The overall Business Data Strategy for the company can have a three pillar business strategy that all hide off the infrastructure, but all pillars leverage the platform enabled data to different corporate ends. The justifications is each case are very different. Architectural improvements make the business strategy possible and allow efficiencies at the business level. The difficulty of associating business, technical and functional strategies can be tackled by both deductive and inductive reasoning. Most businesses tend to be very reductionist — we need to fix this problem, that problem, and they are unaware of the gap that exists in some areas.

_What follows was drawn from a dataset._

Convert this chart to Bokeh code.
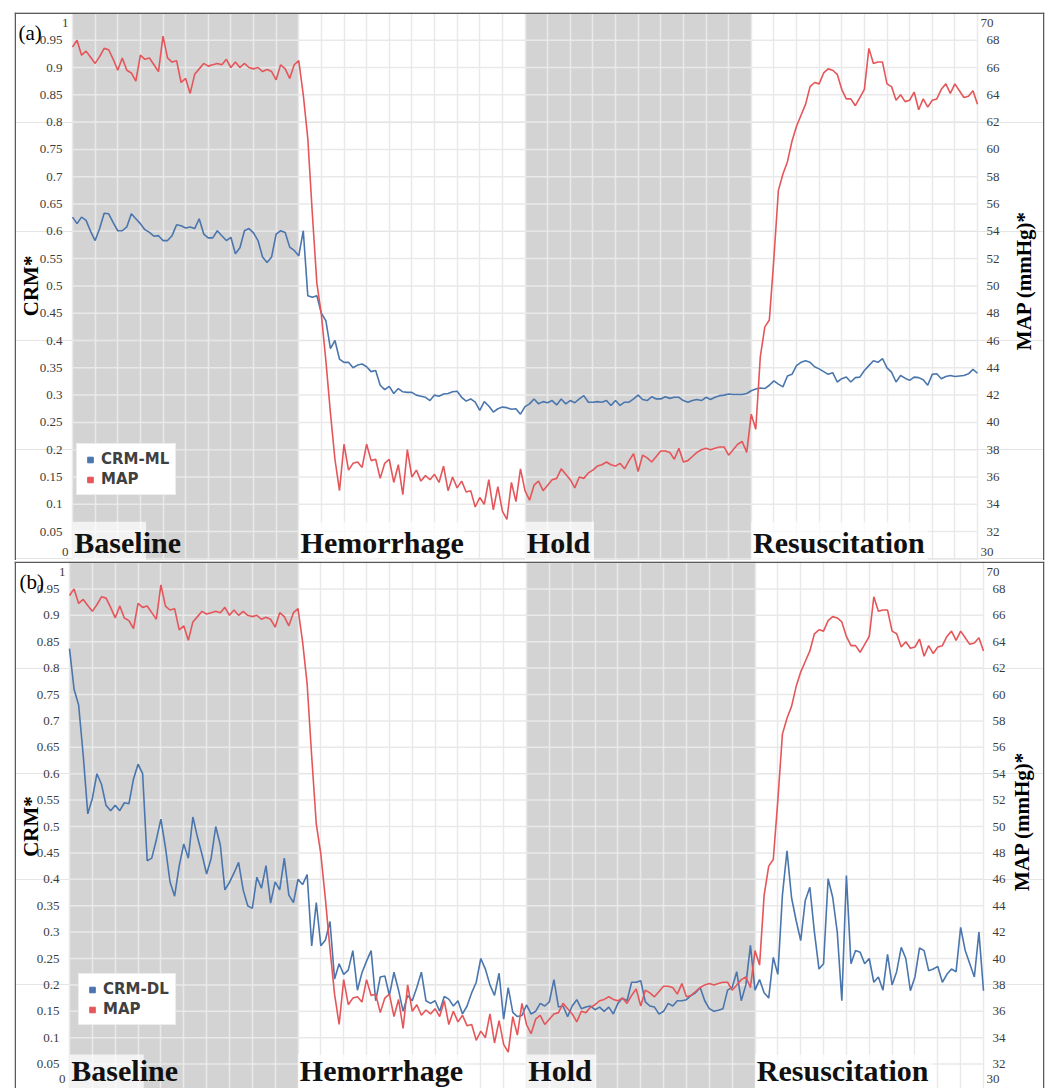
import numpy as np
from bokeh.plotting import figure
from bokeh.models import Range1d, LinearAxis, FixedTicker, Grid, Label, Legend, LegendItem, Span
from bokeh.layouts import column
from bokeh.embed import file_html
from bokeh.resources import INLINE
from bokeh.core.properties import value

# ---------------- data ----------------
phase_names = ["Baseline", "Hemorrhage", "Hold", "Resuscitation"]
phase_start = [0, 10, 20, 30]
phase_end = [10, 20, 30, 40]
phase_shaded = [True, False, True, False]

map_mmhg = [
    67.5, 68.0, 66.9, 67.2, 66.75, 66.3, 66.8, 67.4, 67.3, 66.6,
    65.8, 66.7, 65.8, 65.6, 65.0, 66.9, 66.6, 66.7, 66.2, 65.7,
    68.3, 66.7, 66.4, 66.5, 64.9, 65.2, 64.1, 65.5, 65.9, 66.3,
    66.1, 66.2, 66.3, 66.2, 66.6, 66.0, 66.4, 66.0, 66.3, 66.0,
    65.9, 66.0, 65.7, 65.85, 65.7, 65.1, 66.2, 65.9, 65.2, 66.2,
    66.5,
    64.0, 60.8, 55.3, 50.2, 47.9, 44.5, 40.7, 37.3, 35.0, 38.4,
    36.5, 37.0, 37.1, 36.7, 38.4, 37.2, 37.3, 35.9, 37.0, 37.3,
    35.6, 36.9, 34.7, 38.0, 36.0, 36.5, 35.7, 36.1, 35.8, 36.2,
    35.6, 36.8, 35.0, 36.0, 35.2, 35.7, 34.9, 35.0, 33.8, 34.5,
    34.0, 35.8, 33.6, 35.3, 33.5, 32.9, 35.6, 34.2, 36.6, 35.0,
    34.3, 35.4, 35.7, 35.0, 35.4, 35.8, 35.9, 36.6, 36.2, 35.8,
    35.2, 36.0, 35.9, 36.3, 36.5, 36.8, 36.9, 37.1, 36.9, 36.8,
    37.0, 36.6, 37.2, 37.7, 36.4, 37.6, 37.4, 37.1, 37.5, 37.9,
    37.9, 37.8, 37.3, 38.1, 37.1, 37.2, 37.5, 37.8, 38.0, 38.1,
    38.0, 38.1, 38.2, 38.2, 37.6, 38.0, 38.4, 38.6, 37.8, 40.6,
    39.5, 44.8, 47.0, 47.5, 52.0, 57.0, 58.2, 59.1, 60.6, 61.7,
    62.5, 63.3, 64.6, 64.9, 64.8, 65.6, 65.9, 65.8, 65.5, 64.4,
    63.7, 63.7, 63.2, 63.8, 64.4, 67.4, 66.3, 66.4, 66.4, 64.8,
    64.6, 63.6, 64.0, 63.5, 63.6, 64.2, 62.9, 63.7, 63.1, 63.6,
    63.7, 64.4, 64.8, 64.1, 64.8, 64.3, 63.8, 63.9, 64.3, 63.3,
]

crm_ml = [
    0.626, 0.614, 0.626, 0.620, 0.600, 0.583, 0.605, 0.633, 0.632, 0.616,
    0.601, 0.601, 0.608, 0.632, 0.623, 0.614, 0.603, 0.598, 0.591, 0.592,
    0.583, 0.583, 0.592, 0.612, 0.610, 0.606, 0.608, 0.605, 0.623, 0.595,
    0.588, 0.588, 0.601, 0.592, 0.583, 0.589, 0.559, 0.570, 0.601, 0.605,
    0.597, 0.583, 0.553, 0.543, 0.553, 0.595, 0.601, 0.598, 0.571, 0.565,
    0.555,
    0.601, 0.482, 0.479, 0.482, 0.450, 0.436, 0.385, 0.400, 0.366, 0.360,
    0.360, 0.350, 0.355, 0.357, 0.352, 0.343, 0.345, 0.318, 0.310, 0.316,
    0.303, 0.312, 0.306, 0.305, 0.305, 0.300, 0.298, 0.296, 0.290, 0.300,
    0.298, 0.302, 0.303, 0.306, 0.307, 0.296, 0.289, 0.293, 0.287, 0.272,
    0.288, 0.280, 0.269, 0.275, 0.278, 0.277, 0.274, 0.275, 0.265, 0.279,
    0.284, 0.293, 0.284, 0.288, 0.286, 0.290, 0.282, 0.293, 0.284, 0.290,
    0.286, 0.293, 0.299, 0.287, 0.287, 0.288, 0.287, 0.290, 0.281, 0.290,
    0.281, 0.287, 0.287, 0.293, 0.300, 0.292, 0.290, 0.297, 0.293, 0.293,
    0.297, 0.294, 0.296, 0.296, 0.290, 0.287, 0.290, 0.292, 0.290, 0.296,
    0.292, 0.296, 0.299, 0.300, 0.302, 0.301, 0.301, 0.301, 0.303, 0.308,
    0.311, 0.313, 0.312, 0.318, 0.326, 0.320, 0.315, 0.335, 0.338, 0.354,
    0.360, 0.363, 0.360, 0.352, 0.348, 0.343, 0.338, 0.341, 0.324, 0.330,
    0.333, 0.324, 0.332, 0.333, 0.345, 0.354, 0.363, 0.360, 0.367, 0.350,
    0.342, 0.324, 0.336, 0.331, 0.327, 0.333, 0.332, 0.328, 0.318, 0.338,
    0.339, 0.330, 0.334, 0.336, 0.334, 0.335, 0.336, 0.339, 0.347, 0.340,
]

crm_dl = [
    0.837, 0.760, 0.730, 0.635, 0.524, 0.553, 0.600, 0.580, 0.540, 0.530,
    0.540, 0.530, 0.545, 0.543, 0.590, 0.618, 0.600, 0.435, 0.440, 0.475,
    0.514, 0.460, 0.395, 0.368, 0.425, 0.467, 0.440, 0.518, 0.480, 0.447,
    0.410, 0.440, 0.500, 0.465, 0.380, 0.394, 0.412, 0.432, 0.380, 0.350,
    0.345, 0.404, 0.383, 0.426, 0.355, 0.395, 0.380, 0.440, 0.370, 0.356,
    0.400,
    0.390, 0.409, 0.274, 0.356, 0.274, 0.285, 0.320, 0.211, 0.240, 0.220,
    0.228, 0.265, 0.190, 0.223, 0.245, 0.265, 0.170, 0.215, 0.217, 0.180,
    0.224, 0.190, 0.150, 0.180, 0.170, 0.195, 0.224, 0.170, 0.165, 0.170,
    0.150, 0.178, 0.173, 0.160, 0.170, 0.145, 0.160, 0.185, 0.205, 0.250,
    0.230, 0.200, 0.180, 0.222, 0.135, 0.195, 0.148, 0.140, 0.142, 0.162,
    0.145, 0.150, 0.165, 0.160, 0.168, 0.210, 0.158, 0.160, 0.140, 0.160,
    0.172, 0.155, 0.158, 0.160, 0.153, 0.158, 0.150, 0.158, 0.145, 0.165,
    0.175, 0.170, 0.205, 0.205, 0.208, 0.168, 0.160, 0.158, 0.145, 0.150,
    0.165, 0.160, 0.170, 0.170, 0.172, 0.180, 0.185, 0.195, 0.170, 0.155,
    0.150, 0.152, 0.155, 0.190, 0.195, 0.225, 0.170, 0.200, 0.275, 0.190,
    0.210, 0.185, 0.175, 0.252, 0.220, 0.370, 0.454, 0.365, 0.322, 0.284,
    0.360, 0.385, 0.300, 0.230, 0.240, 0.401, 0.366, 0.300, 0.170, 0.407,
    0.240, 0.265, 0.262, 0.240, 0.250, 0.205, 0.215, 0.190, 0.258, 0.200,
    0.225, 0.271, 0.250, 0.189, 0.215, 0.270, 0.265, 0.227, 0.230, 0.235,
    0.205, 0.220, 0.230, 0.225, 0.309, 0.265, 0.240, 0.215, 0.300, 0.189,
]

crm_ticks = [round(0.05 * i, 2) for i in range(21)]
map_ticks = list(range(30, 71, 2))
time_steps = np.arange(len(map_mmhg)) * 0.2

# ---------------- style ----------------
BLUE = "#4a76ad"
RED = "#e5565a"
SHADE = "#d3d3d3"
GRID = "#e9e9e9"
BORDER = "#5a5a5a"
SERIF = "Liberation Serif"
TICKC = "#3c3c3c"
W = 1046
FRAME_L = 14
FRAME_R = 1044
BOX_W = [3.25, 7.3, 3.05, 7.8]


def make_panel(tag, crm, crm_name, canvas_top, canvas_h, mbt,
               x0_px, x40_px, y1_px, y0_px, legend_xy, tag_px, crm_px, title_px,
               text_y, zero_y):
    frame_t = canvas_top + mbt
    frame_b = canvas_top + canvas_h
    ppu = (x40_px - x0_px) / 40.0
    ppy = (y0_px - y1_px)

    def dx(px):
        return (px - x0_px) / ppu

    def dy(py):
        return (y0_px - py) / ppy

    p = figure(width=W, height=canvas_h,
               x_range=Range1d(dx(FRAME_L), dx(FRAME_R)),
               y_range=Range1d(dy(frame_b), dy(frame_t)),
               x_axis_location=None, y_axis_location=None,
               toolbar_location=None, output_backend="svg",
               min_border_left=FRAME_L, min_border_right=W - FRAME_R,
               min_border_top=mbt, min_border_bottom=0)
    p.extra_y_ranges = {"map": Range1d(30 + 40 * dy(frame_b), 30 + 40 * dy(frame_t))}
    p.outline_line_color = None
    p.background_fill_color = "white"
    p.border_fill_color = "white"

    sh_l = [s for s, f in zip(phase_start, phase_shaded) if f]
    sh_r = [e for e, f in zip(phase_end, phase_shaded) if f]
    p.quad(left=sh_l, right=sh_r, bottom=dy(frame_b), top=dy(frame_t),
           fill_color=SHADE, line_color=None, level="image")

    # grid: vertical lines full height, horizontal lines only over the data area
    xg = Grid(dimension=0, ticker=FixedTicker(ticks=list(range(41))),
              grid_line_color=GRID, grid_line_width=1.5)
    p.add_layout(xg)
    p.segment(x0=0, x1=40, y0=crm_ticks, y1=crm_ticks, line_color=GRID,
              line_width=1.5, level="underlay")

    # label backgrounds
    p.quad(left=phase_start, right=[s + w for s, w in zip(phase_start, BOX_W)],
           bottom=dy(frame_b), top=0.068, fill_color="white", fill_alpha=0.7,
           line_color=None)

    p.line(time_steps, crm, color=BLUE, line_width=1.6)
    p.line(time_steps, map_mmhg, y_range_name="map", color=RED, line_width=1.6)

    p.text(x=[s + 0.08 for s in phase_start], y=[text_y] * 4, text=phase_names,
           text_font=value(SERIF), text_font_style="bold", text_font_size="30px",
           text_color="#111111", text_baseline="bottom", text_align="left")

    # left axis (fixed at x = 0)
    ya = LinearAxis(fixed_location=0, ticker=FixedTicker(ticks=crm_ticks))
    ya.major_label_overrides = {t: ("" if t in (0.0, 1.0) else f"{t:g}") for t in crm_ticks}
    ya.major_label_text_font = SERIF
    ya.major_label_text_font_size = "13px"
    ya.major_label_text_color = TICKC
    ya.major_label_standoff = 4
    ya.axis_line_color = None
    ya.major_tick_line_color = None
    ya.minor_tick_line_color = None
    p.add_layout(ya, "left")

    # right axis (fixed at x = 40)
    ra = LinearAxis(y_range_name="map", fixed_location=40,
                    ticker=FixedTicker(ticks=map_ticks))
    ra.major_label_overrides = {t: ("" if t in (30, 70) else str(t)) for t in map_ticks}
    ra.major_label_text_font = SERIF
    ra.major_label_text_font_size = "13px"
    ra.major_label_text_color = TICKC
    ra.major_label_standoff = 3
    ra.axis_line_color = None
    ra.major_tick_line_color = None
    ra.minor_tick_line_color = None
    p.add_layout(ra, "right")

    lab = dict(text_font=SERIF, text_font_size="13px", text_color=TICKC, text_baseline="middle")
    p.add_layout(Label(x=0, y=0.982, x_offset=-4, text="1", text_align="right", **lab))
    p.add_layout(Label(x=0, y=zero_y, x_offset=-4, text="0", text_align="right", **lab))
    p.add_layout(Label(x=40, y=0.982, x_offset=3, text="70", text_align="left", **lab))
    p.add_layout(Label(x=40, y=zero_y, x_offset=3, text="30", text_align="left", **lab))

    p.add_layout(Label(x=dx(tag_px), y=0.964, text=tag, text_font=SERIF,
                       text_font_size="21px", text_color="#000000",
                       text_baseline="middle", text_align="left"))
    p.add_layout(Label(x=dx(crm_px), y=0.5, text="CRM*",
                       angle=np.pi / 2, text_font=SERIF, text_font_style="bold",
                       text_font_size="21px", text_color="#000000",
                       text_baseline="middle", text_align="center"))
    p.add_layout(Label(x=dx(title_px), y=0.51, text="MAP (mmHg)*",
                       angle=np.pi / 2, text_font=SERIF, text_font_style="bold",
                       text_font_size="21px", text_color="#000000",
                       text_baseline="middle", text_align="center"))

    # panel border
    p.add_layout(Span(location=dx(FRAME_L + 0.75), dimension="height",
                      line_color=BORDER, line_width=1.5))
    p.add_layout(Span(location=dx(FRAME_R - 0.75), dimension="height",
                      line_color=BORDER, line_width=1.5))
    p.add_layout(Span(location=dy(frame_t + 0.75), dimension="width",
                      line_color=BORDER, line_width=1.5))

    # legend
    sq_b = p.scatter(x=[np.nan], y=[np.nan], marker="square", size=6, color=BLUE)
    sq_r = p.scatter(x=[np.nan], y=[np.nan], marker="square", size=6, color=RED)
    leg = Legend(items=[LegendItem(label=crm_name, renderers=[sq_b]),
                        LegendItem(label="MAP", renderers=[sq_r])],
                 location=legend_xy, orientation="vertical",
                 border_line_color="#dcdcdc", border_line_width=1,
                 background_fill_color="white", background_fill_alpha=1,
                 label_text_font="DejaVu Sans", label_text_font_style="bold",
                 label_text_font_size="15px", label_text_color="#404040",
                 glyph_width=14, glyph_height=15, label_standoff=4,
                 padding=6, spacing=2, label_height=17, margin=0)
    p.add_layout(leg)
    return p


pa = make_panel("(a)", crm_ml, "CRM-ML", 0, 560, 12,
                72, 977, 12.4, 558.4, (62, 65), 18, 30, 1023, 0.0, 0.013)
pb = make_panel("(b)", crm_dl, "CRM-DL", 560, 528, 1,
                69, 983, 562, 1090, (64, 63), 19, 30, 1021, 0.007, 0.021)

layout = column(pa, pb, spacing=0)
open("out.html", "w").write(file_html(layout, INLINE))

What generally tends to happen is, data strategies often starts top down—we need to do this more efficiently—can you do this with this thing I heard about called big-data? But the more you understand about the data, the more bottom-up approach happens. Now we realize we can do so much more with this data. (Feedback: this is spot on.)
The Data Strategy is not one thing. It is a framework in which there are entire portfolio of data-driven business improvements. Those improvements materialize themselves in a variety of ways, but the Data Strategy has to be a framework that encompass lots of different types of improvements to the business, whether it is terms of metrics, better marketing campaigns, better Capex decisions. People need to progress from: I want to solve problem X to: we can solve more problems. The Data Strategy is a framework that encompasses many things one of which is developing a language that allows to communicate about data opportunities. The language allows people to understand where opportunities lie and which part of the framework they belong to. This classification allows everyone to create shared understanding and allows them to accept that event if something does not show on a dashboard, it is useful in a different context. This important not get the first no, and but to gain understanding and acceptance. Creating the framework is important up-front to start people in neutral state instead of ‘no’.
Adoption metrics, productivity metrics and satisfaction are often taken into account when measuring success of platforms. When messaging to executives, the $ is often expressed transitively to increased productivity of platform users.